Anonymous, "Dr. Christina Hanhardt "Respatialzing Queer Political Histories"", contributed by Kaitlyn Rabach, Center for Ethnography, Platform for Experimental Collaborative Ethnography, last modified 16 February 2021, accessed 28 November 2024. http://centerforethnography.org/content/dr-christina-hanhardt-respatialzing-queer-political-histories
Critical Commentary
Christina B. Hanhardt is an Associate Professor in the Department of American Studies at the University of Maryland, College Park. She is the author of the book Safe Space: Gay Neighborhood History and the Politics of Violence (Duke, 2013). Her new project, “Left Out,” engages debates in queer theory and politics to track the history of stigma in post-WWII U.S. left social movements.
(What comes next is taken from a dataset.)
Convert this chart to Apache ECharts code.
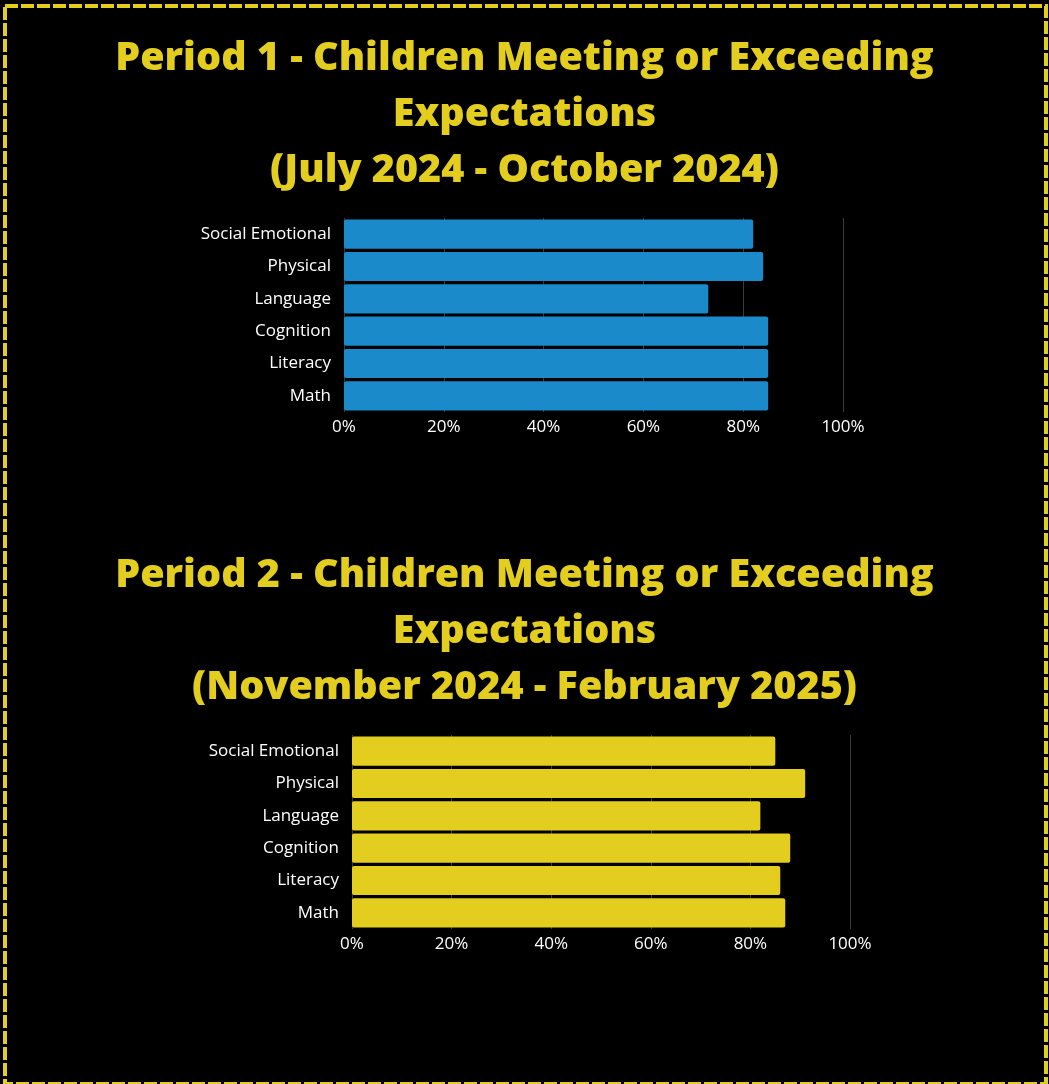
<!DOCTYPE html>
<html>
<head>
<meta charset="utf-8">
<script src="https://cdn.jsdelivr.net/npm/echarts@6/dist/echarts.min.js"></script>
<style>
  html, body { margin: 0; padding: 0; background: #000; }
  #chart { width: 1049px; height: 1084px; }
</style>
</head>
<body>
<div id="chart"></div>
<script>
var categories = ['Social Emotional', 'Physical', 'Language', 'Cognition', 'Literacy', 'Math'];
var period1Values = [82, 84, 73, 85, 85, 85];
var period2Values = [85, 91, 82, 88, 86, 87];
var xTicks = [0, 20, 40, 60, 80, 100];

var title1 = 'Period 1 - Children Meeting or Exceeding\nExpectations\n(July 2024 - October 2024)';
var title2 = 'Period 2 - Children Meeting or Exceeding\nExpectations\n(November 2024 - February 2025)';

var yellow = '#E3CD1F';
var blue = '#1A8ACB';

var myChart = echarts.init(document.getElementById('chart'));

function titleOpt(text, top) {
	return {
		text: text,
		left: 'center',
		top: top,
		textStyle: {
			color: yellow,
			fontFamily: 'Open Sans',
			fontWeight: 800,
			fontSize: 39.5,
			lineHeight: 56
		}
	};
}

function xAxisOpt(gridIndex) {
	return {
		type: 'value',
		gridIndex: gridIndex,
		min: xTicks[0],
		max: xTicks[xTicks.length - 1],
		interval: 20,
		axisLine: { show: false },
		axisTick: { show: false },
		axisLabel: {
			color: '#fff',
			fontFamily: 'Open Sans',
			fontSize: 17,
			margin: 7,
			formatter: '{value}%'
		},
		splitLine: { lineStyle: { color: '#3a3a3a', width: 1 } }
	};
}

function yAxisOpt(gridIndex) {
	return {
		type: 'category',
		gridIndex: gridIndex,
		data: categories,
		inverse: true,
		axisLine: { show: false },
		axisTick: { show: false },
		axisLabel: {
			color: '#fff',
			fontFamily: 'Open Sans',
			fontSize: 17,
			margin: 13
		}
	};
}

var option = {
	backgroundColor: '#000',
	animation: false,
	title: [titleOpt(title1, 26), titleOpt(title2, 543)],
	grid: [
		{ left: 344, top: 218, width: 499, height: 194 },
		{ left: 352, top: 735, width: 498, height: 194 }
	],
	xAxis: [xAxisOpt(0), xAxisOpt(1)],
	yAxis: [yAxisOpt(0), yAxisOpt(1)],
	series: [
		{
			type: 'bar',
			xAxisIndex: 0,
			yAxisIndex: 0,
			data: period1Values,
			barCategoryGap: '10%',
			itemStyle: { color: blue, borderRadius: 2 }
		},
		{
			type: 'bar',
			xAxisIndex: 1,
			yAxisIndex: 1,
			data: period2Values,
			barCategoryGap: '10%',
			itemStyle: { color: yellow, borderRadius: 2 }
		}
	],
	graphic: [{
		type: 'rect',
		shape: { x: 5, y: 6, width: 1041, height: 1078 },
		style: { fill: null, stroke: yellow, lineWidth: 4, lineDash: [13, 3] },
		silent: true
	}]
};

myChart.setOption(option);
</script>
</body>
</html>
Professor Christina Hanhardt. Hanhardt’s talk focuses on Respatializing Queer Political Histories:As activists and scholars have sought to define queer as more than shorthand for lesbian, gay, bisexual, and transgender (LGBT) identities, how has that shifted our understanding of the places where queer politics might be found? Inspired by some of the issues that came to the fore in 202, this discussion will focus on histories of mutual aid and harm reduction in the context of state abandon and state violence to think about the street corner, downtown districts, small towns, and other places too often outside of normative queer political history.